The Grenada Trade Union Council (GTUC) is taking a strong line on future government borrowing of funds from the state-run National Insurance Scheme (NIS).
A source close to the TUC told THE NEW TODAY newspaper that instructions have been given to the representative of labour on the NIS Board of Directors to vote along specific lines.
He said the Executive body of the trade union movement met last week and took the decision that government should only access funds from the scheme in exchange for State assets.
The TUC decision comes against the backdrop of last week’s move by the NIS to help out the cash-strapped Keith Mitchell-led government by purchasing EC$20 million dollars worth in Treasury Bills to enable government to get monies to honour back pay owed to civil servants and to help meet the monthly payroll for November and December.
The TUC representative on the NIS board, Bert Patterson of the Grenada Technical & Allied Workers Union (TAWU) voted along with fellow board members to accept the Treasury Bills.
A few months earlier, Patterson was said to be insisting that the former National Democratic Congress (NDC) government of Tillman Thomas should only get funds from NIS on condition that it provided a number of State assets as a pre-condition.
The Patterson vote on the EC$20 million Treasury Bill issue is believed to have angered some of the other executive members of TUC and promoted the holding of the meeting to arrive at a common position on future borrowings.
According to a TUC insider, Paterson appeared to be annoyed and angry that someone from the trade union body would have informed this newspaper on the manner in which he voted on the money request from the Mitchell government.
Speculation is rife that Patterson took a strong line against the Congress administration on its request for funds from NIS because of a running battle between the President-General of TAWU, Chester Humphrey and some of the leading figures within NDC.
Humphrey along with eight others including former government ministers, Peter David, Glynis Roberts, Michael Church, Karl Hood and Pastor Stanford Simon were expelled from Congress following a protracted battle for control of the party that formed the government from July 2008 to February 2013.

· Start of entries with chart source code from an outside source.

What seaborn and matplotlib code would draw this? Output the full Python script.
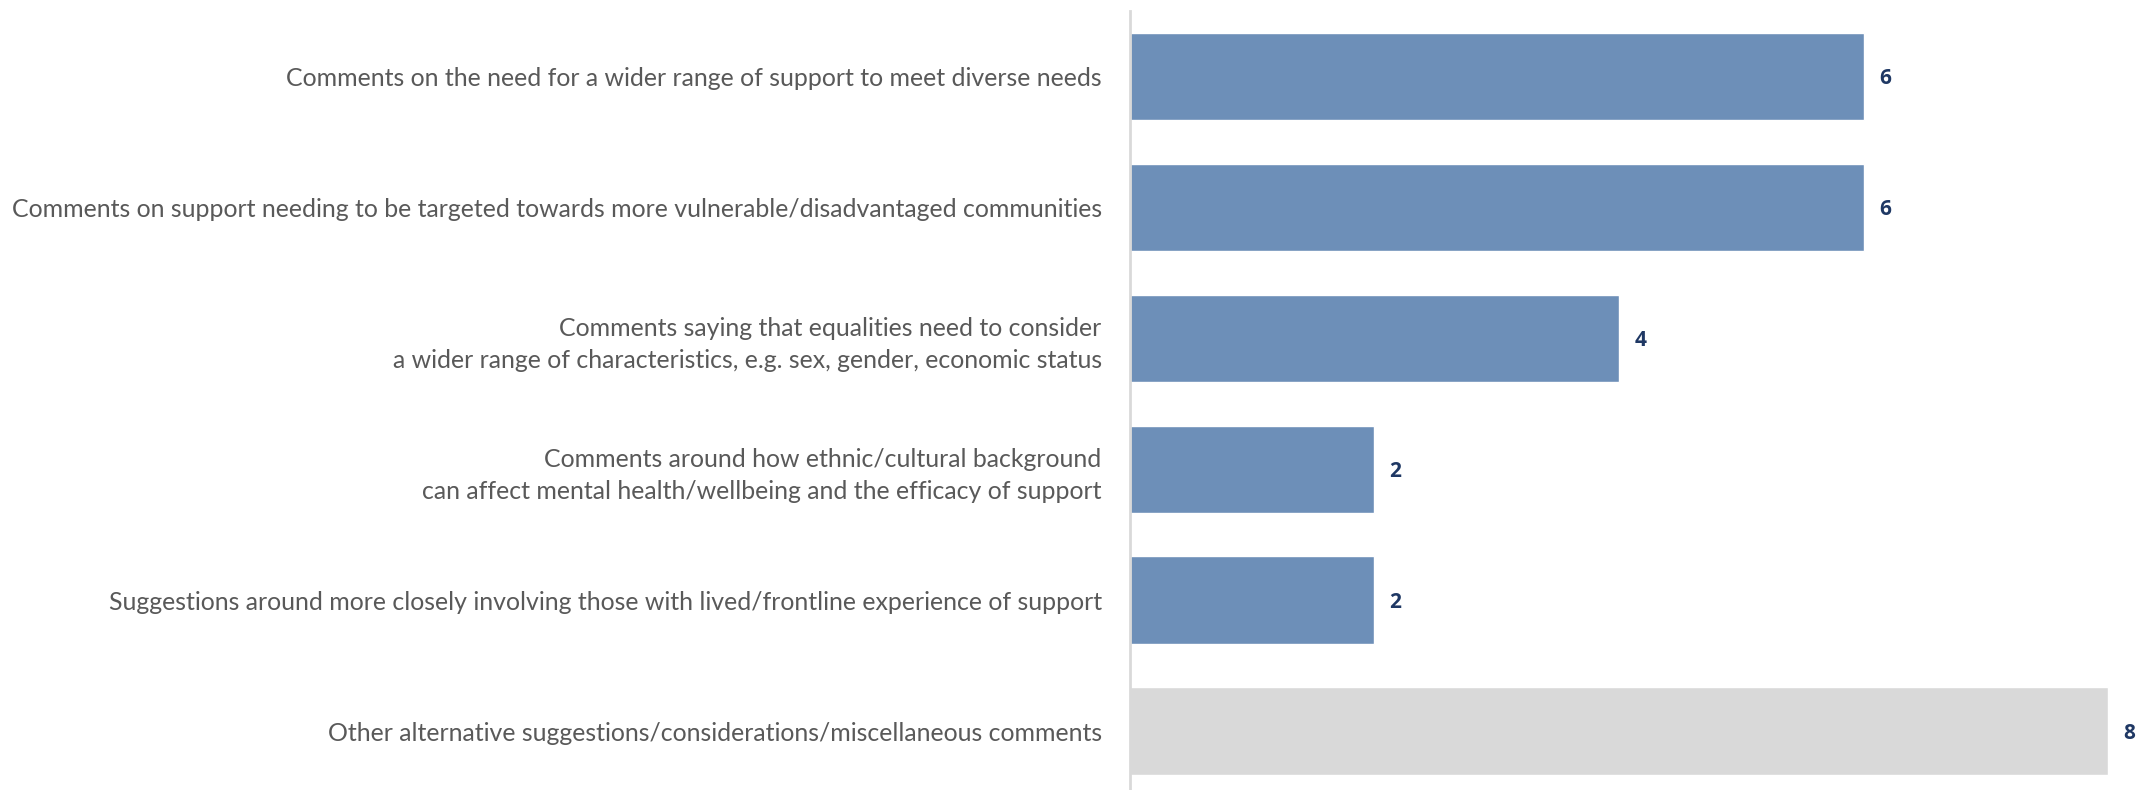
import matplotlib
matplotlib.use("Agg")
import matplotlib.pyplot as plt
import seaborn as sns
import pandas as pd

categories = [
    "Comments on the need for a wider range of support to meet diverse needs",
    "Comments on support needing to be targeted towards more vulnerable/disadvantaged communities",
    "Comments saying that equalities need to consider\na wider range of characteristics, e.g. sex, gender, economic status",
    "Comments around how ethnic/cultural background\ncan affect mental health/wellbeing and the efficacy of support",
    "Suggestions around more closely involving those with lived/frontline experience of support",
    "Other alternative suggestions/considerations/miscellaneous comments",
]
counts = [6, 6, 4, 2, 2, 8]
bar_colors = ["#6D8FB8", "#6D8FB8", "#6D8FB8", "#6D8FB8", "#6D8FB8", "#D9D9D9"]

sns.set_theme(style="white")
plt.rcParams["font.family"] = ["Lato", "DejaVu Sans"]

df = pd.DataFrame({"category": categories, "count": counts})

fig = plt.figure(figsize=(21.39, 7.90), dpi=100)
ax = fig.add_axes([1129.5 / 2139, 0, 1 - 1129.5 / 2139, 1 - 11 / 790])

sns.barplot(
    data=df, x="count", y="category", hue="category",
    palette=dict(zip(categories, bar_colors)), legend=False,
    width=0.667, saturation=1, ax=ax,
)

# value labels just past the end of each bar
for cont in ax.containers:
    labels = ax.bar_label(cont, padding=11, fontsize=15, fontweight="bold",
                          color="#1F3864", family=["Open Sans", "DejaVu Sans"])
    for t in labels:
        t.set_va("center_baseline")

ax.set_xlim(0, 8.25)
ax.set_ylim(5.45, -0.5)
ax.set_xlabel("")
ax.set_ylabel("")
ax.set_xticks([])
ax.tick_params(axis="y", length=0, pad=20, labelsize=17.9, labelcolor="#595959")
for lbl in ax.get_yticklabels():
    lbl.set_linespacing(1.45)

for side in ["top", "right", "bottom"]:
    ax.spines[side].set_visible(False)
ax.spines["left"].set_color("#D9D9D9")
ax.spines["left"].set_linewidth(2)

fig.savefig("out.png", dpi=100)
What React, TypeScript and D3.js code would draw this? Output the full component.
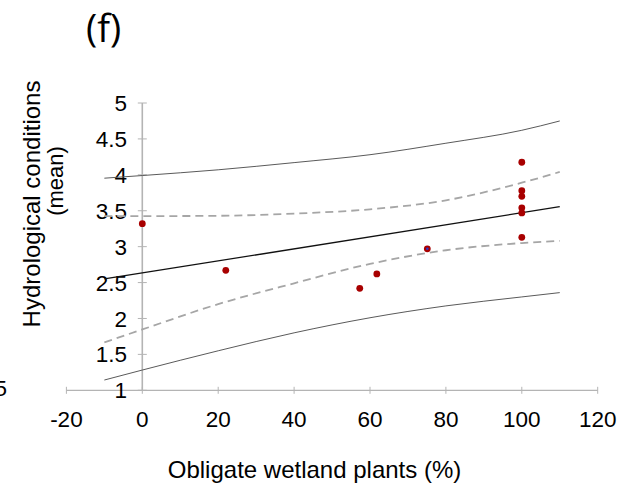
import React from "react";
import * as d3 from "d3";

// Observed points
const pointX = [0, 22, 57.3, 61.8, 75.1, 100, 100, 100, 100, 100, 100];
const pointY = [3.32, 2.67, 2.42, 2.62, 2.97, 4.175, 3.78, 3.7, 3.54, 3.47, 3.13];

// Regression line (end points)
const fitX = [-10, 110];
const fitY = [2.55, 3.556];

// Band sample positions and read values
const bandX = [-10, 0, 20, 40, 60, 80, 100, 110];
const upperPI = [3.953, 3.99, 4.07, 4.17, 4.28, 4.44, 4.62, 4.75];
const lowerPI = [1.143, 1.282, 1.55, 1.8, 2.01, 2.175, 2.3, 2.36];
const upperCI = [3.425, 3.425, 3.43, 3.46, 3.52, 3.645, 3.89, 4.04];
const lowerCI = [1.667, 1.847, 2.2, 2.49, 2.76, 2.95, 3.05, 3.08];

const xTicks = [-20, 0, 20, 40, 60, 80, 100, 120];
const yTicks = [1, 1.5, 2, 2.5, 3, 3.5, 4, 4.5, 5];

const W = 642;
const H = 490;
const FONT = "'Liberation Sans', Arial, Helvetica, sans-serif";

export default function App() {
  const x = d3.scaleLinear().domain([-20, 120]).range([66.4, 597.7]);
  const y = d3.scaleLinear().domain([1, 5]).range([390.3, 103]);

  const band = (vals: number[]) =>
    d3
      .line<number>()
      .x((_, i) => x(bandX[i]))
      .y((v) => y(v))
      .curve(d3.curveMonotoneX)(vals) || "";

  const fitPath =
    d3
      .line<number>()
      .x((_, i) => x(fitX[i]))
      .y((v) => y(v))(fitY) || "";

  const axisColor = "#b4b4b4";

  return (
    <svg
      width={W}
      height={H}
      style={{ position: "absolute", left: 0, top: 0, background: "#fff" }}
      fontFamily={FONT}
    >
      <rect x={0} y={0} width={W} height={H} fill="#fff" />
      {/* title */}
      <text x={86} y={42} fontSize={38} fill="#000" fontFamily="'Open Sans', 'Noto Sans', sans-serif">
        (f)
      </text>

      {/* stray clipped label at left edge */}
      <text x={7} y={396} fontSize={22} textAnchor="end" fill="#000">
        1.5
      </text>

      {/* x axis */}
      <line x1={x(-20)} x2={x(120)} y1={y(1)} y2={y(1)} stroke={axisColor} strokeWidth={1.2} />
      {xTicks.map((t) => (
        <g key={"xt" + t}>
          <line x1={x(t)} x2={x(t)} y1={y(1) - 3.5} y2={y(1) + 3.5} stroke={axisColor} strokeWidth={1} />
          <text x={x(t)} y={427} fontSize={22.5} textAnchor="middle" fill="#000">
            {t}
          </text>
        </g>
      ))}

      {/* y axis */}
      <line x1={x(0)} x2={x(0)} y1={y(1)} y2={y(5)} stroke={axisColor} strokeWidth={1.6} />
      {yTicks.map((t) => (
        <g key={"yt" + t}>
          <line x1={x(0) - 4.5} x2={x(0) + 4.5} y1={y(t)} y2={y(t)} stroke={axisColor} strokeWidth={1} />
          <text x={127} y={y(t)} dy="0.36em" fontSize={22.5} textAnchor="end" fill="#000">
            {t}
          </text>
        </g>
      ))}

      {/* prediction bands */}
      <path d={band(upperPI)} fill="none" stroke="#5a5a5a" strokeWidth={1} />
      <path d={band(lowerPI)} fill="none" stroke="#5a5a5a" strokeWidth={1} />
      {/* confidence bands */}
      <path d={band(upperCI)} fill="none" stroke="#a6a6a6" strokeWidth={1.8} strokeDasharray="8,5" />
      <path d={band(lowerCI)} fill="none" stroke="#a6a6a6" strokeWidth={1.8} strokeDasharray="8,5" />
      {/* fit */}
      <path d={fitPath} fill="none" stroke="#111" strokeWidth={1.3} />

      {/* points */}
      {pointX.map((px, i) => (
        <circle key={"p" + i} cx={x(px)} cy={y(pointY[i])} r={3.4} fill="#a80000" />
      ))}
      <circle cx={x(pointX[4])} cy={y(pointY[4])} r={1.3} fill="#2a3ad0" />

      {/* y label */}
      <text
        transform={`translate(40,204) rotate(-90)`}
        fontSize={24}
        textAnchor="middle"
        fill="#000"
      >
        Hydrological conditions
      </text>
      <text
        transform={`translate(63,181) rotate(-90)`}
        fontSize={22}
        textAnchor="middle"
        fill="#000"
      >
        (mean)
      </text>

      {/* x label */}
      <text x={314.5} y={478} fontSize={24} textAnchor="middle" fill="#000">
        Obligate wetland plants (%)
      </text>
    </svg>
  );
}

Most of the expelled members threw their support behind Mitchell’s NNP for the February poll in which Congress lost all 15 seats.
The TUC is also said to be concerned over reports circulating in the country that the Mitchell government has been deducting contributions from the salaries of civil servants and not handing over the funds to NIS.
“Our people in the Ministry of Finance have been telling us that since this government (NNP) came into office nine months ago, they have been making the deductions each month and not once have they made a payment of these funds to NIS”, he said.
“This is not something that the NDC can make any noise about because there was a time when for one year they too were taking out the monies from the salaries of workers and not handing them over to NIS so they were just as guilty as NNP where this is concerned”, he added.
The NIS was created by the former left-leaning People’s Revolutionary Government (PRG) of late Prime Minister Maurice Bishop in 1983.